I would just add, that it becomes easy to understand if you think about remotes as locations other than your computer that you may want to move your code to.

Some very good examples are:

  • GitHub
  • A server to host your app

So you can certainly have multiple remotes. A very common pattern is to use GitHub to store your code, and a server to host your application (if it's a web application). Then you would have 2 remotes (possibly more if you have other environments).

Try opening your git config by typing git config -e

Note: press escape, then :, then q then enter to quit out

Example

Here's what you might see in your git configs if you had 3 remotes. In this example, 1 remote (called 'origin') is GitHub, another remote (called 'staging') is a staging server, and the third (called 'heroku') is a production server.

[core]
        repositoryformatversion = 0
        filemode = true
        bare = false
        logallrefupdates = true
        ignorecase = true
        precomposeunicode = true
[remote "origin"]
        url = https://github.com/username/reponame.git
        fetch = +refs/heads/*:refs/remotes/origin/*
[branch "master"]
        remote = origin
        merge = refs/heads/master
[remote "heroku"]
        url = https://git.heroku.com/appname.git
        fetch = +refs/heads/*:refs/remotes/heroku/*
[remote "staging"]
        url = https://git.heroku.com/warm-bedlands-98000.git
        fetch = +refs/heads/*:refs/remotes/staging/*

The three lines starting with [remote ... show us the remotes we can push to.

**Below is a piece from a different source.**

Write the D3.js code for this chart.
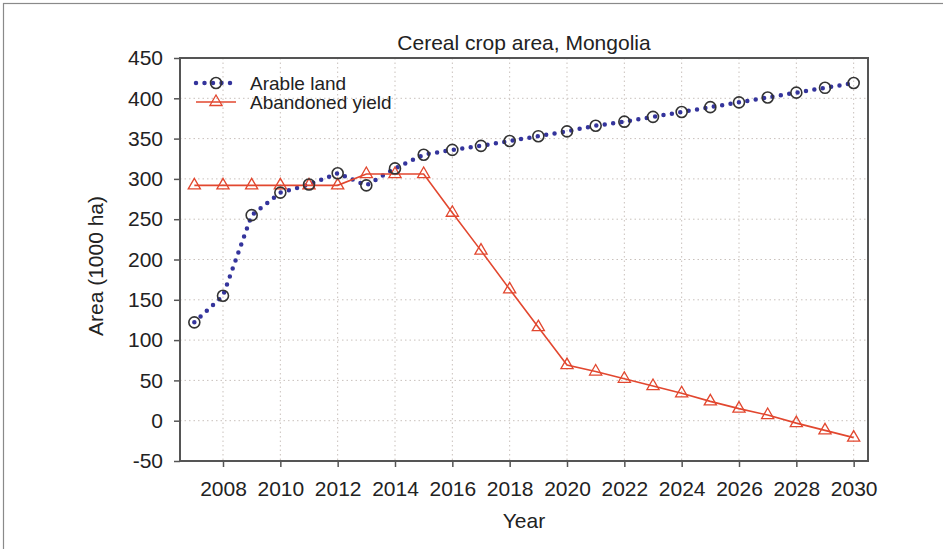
<!DOCTYPE html>
<html>
<head>
<meta charset="utf-8">
<script src="https://cdn.jsdelivr.net/npm/d3@7"></script>
<style>
  html, body { margin: 0; padding: 0; background: #fff; }
  svg { display: block; font-family: "Liberation Sans", Arial, sans-serif; }
</style>
</head>
<body>
<svg id="chart" width="943" height="549"></svg>
<script>
const years = [2007,2008,2009,2010,2011,2012,2013,2014,2015,2016,2017,2018,2019,2020,2021,2022,2023,2024,2025,2026,2027,2028,2029,2030];
const arableLand = [122,155,255,283,293,307,292,313,330,336,341,347,353,359,366,371,377,383,389,395,401,407,413,419];
const abandonedYield = [292,292,292,292,292,292,306,306,306,258,211,163,116,69,61,52,43,34,24,15,7,-3,-12,-21];
const xTicks = [2008,2010,2012,2014,2016,2018,2020,2022,2024,2026,2028,2030];
const yTicks = [-50,0,50,100,150,200,250,300,350,400,450];
const seriesNames = ["Arable land", "Abandoned yield"];
const titleText = "Cereal crop area, Mongolia";
const xTitle = "Year";
const yTitle = "Area (1000 ha)";

const svg = d3.select("#chart");
const L = 180, R = 868, T = 58, B = 461;
const x = d3.scaleLinear().domain([2006.5, 2030.5]).range([L, R]);
const y = d3.scaleLinear().domain([-50, 450]).range([B, T]);

const blue = "#34349c", red = "#e2472f", axisCol = "#555", gridCol = "#c9c1bc";

// outer frame (left/top visible)
svg.append("rect").attr("x", 3.5).attr("y", 3.5).attr("width", 950).attr("height", 560)
  .attr("fill", "none").attr("stroke", "#8a8a8a").attr("stroke-width", 1.2);

// grid
const grid = svg.append("g");
grid.selectAll(".gx").data(xTicks).join("line")
  .attr("x1", d => x(d)).attr("x2", d => x(d)).attr("y1", T).attr("y2", B)
  .attr("stroke", gridCol).attr("stroke-width", 1).attr("stroke-dasharray", "1.5,3");
grid.selectAll(".gy").data(yTicks).join("line")
  .attr("x1", L).attr("x2", R).attr("y1", d => y(d)).attr("y2", d => y(d))
  .attr("stroke", gridCol).attr("stroke-width", 1).attr("stroke-dasharray", "1.5,3");

// axes
const xAxis = svg.append("g").attr("transform", `translate(0,${B})`)
  .call(d3.axisBottom(x).tickValues(xTicks).tickFormat(d => String(d)).tickSize(6).tickPadding(14));
const yAxis = svg.append("g").attr("transform", `translate(${L},0)`)
  .call(d3.axisLeft(y).tickValues(yTicks).tickFormat(d => String(d)).tickSize(6).tickPadding(11));
[xAxis, yAxis].forEach(g => {
  g.select(".domain").remove();
  g.selectAll("line").attr("stroke", axisCol).attr("stroke-width", 1.5);
  g.selectAll("text").attr("fill", "#222").style("font-size", "21px")
    .style("font-family", "'Liberation Sans', Arial, sans-serif");
});

// frame of the plot
svg.append("rect").attr("x", L).attr("y", T).attr("width", R - L).attr("height", B - T)
  .attr("fill", "none").attr("stroke", axisCol).attr("stroke-width", 2);

// lines
const lineA = d3.line().x((d, i) => x(years[i])).y(d => y(d));
svg.append("path").datum(arableLand).attr("d", lineA)
  .attr("fill", "none").attr("stroke", blue).attr("stroke-width", 4.5)
  .attr("stroke-linecap", "round").attr("stroke-dasharray", "0,8.5");
svg.append("path").datum(abandonedYield).attr("d", lineA)
  .attr("fill", "none").attr("stroke", red).attr("stroke-width", 1.6);

const tri = d3.symbol().type(d3.symbolTriangle).size(64);
svg.append("g").selectAll("path").data(abandonedYield).join("path")
  .attr("d", tri)
  .attr("transform", (d, i) => `translate(${x(years[i])},${y(d)})`)
  .attr("fill", "none").attr("stroke", red).attr("stroke-width", 1.3);
svg.append("g").selectAll("circle").data(arableLand).join("circle")
  .attr("cx", (d, i) => x(years[i])).attr("cy", d => y(d)).attr("r", 5.5)
  .attr("fill", "none").attr("stroke", "#333").attr("stroke-width", 1.6);

// legend
const lg = svg.append("g");
const lx1 = 196, lx2 = 236, ly1 = 83, ly2 = 102;
lg.append("line").attr("x1", lx1).attr("x2", lx2).attr("y1", ly1).attr("y2", ly1)
  .attr("stroke", blue).attr("stroke-width", 4.5).attr("stroke-linecap", "round").attr("stroke-dasharray", "0,8.5");
lg.append("circle").attr("cx", (lx1 + lx2) / 2).attr("cy", ly1).attr("r", 5.5)
  .attr("fill", "none").attr("stroke", "#333").attr("stroke-width", 1.6);
lg.append("line").attr("x1", lx1).attr("x2", lx2).attr("y1", ly2).attr("y2", ly2)
  .attr("stroke", red).attr("stroke-width", 1.6);
lg.append("path").attr("d", tri).attr("transform", `translate(${(lx1 + lx2) / 2},${ly2})`)
  .attr("fill", "none").attr("stroke", red).attr("stroke-width", 1.3);
lg.selectAll("text").data(seriesNames).join("text")
  .attr("x", 250).attr("y", (d, i) => [ly1, ly2][i]).attr("dy", "0.35em")
  .attr("fill", "#222").style("font-size", "19px").text(d => d);

// titles
svg.append("text").attr("x", (L + R) / 2).attr("y", 50).attr("text-anchor", "middle")
  .attr("fill", "#222").style("font-size", "21px").text(titleText);
svg.append("text").attr("x", (L + R) / 2).attr("y", 528).attr("text-anchor", "middle")
  .attr("fill", "#222").style("font-size", "21px").text(xTitle);
svg.append("text").attr("transform", `translate(103,266) rotate(-90)`).attr("text-anchor", "middle")
  .attr("fill", "#222").style("font-size", "21px").text(yTitle);
</script>
</body>
</html>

Running git push origin will push to the url for '[remote "origin"]', i.e. to GitHub

But similarly, we could push to another remote, say, '[remote "staging"]', with git push staging, then it would push to https://git.heroku.com/warm-bedlands-98000.git.

Summary or origin

Remotes are simply places on the internet that you may have a reason to send your code to. GitHub is an obvious place, as are servers that host your app, and you may have other locations too. git push origin simply means it will push to 'origin', which is the name GitHub chooses to default to.

As for branchname

branchname is simply what you're pushing to the remote. According the git push help docs, the branchname argument is technically a refspec, which, for practical purposes, is the branch you want to push.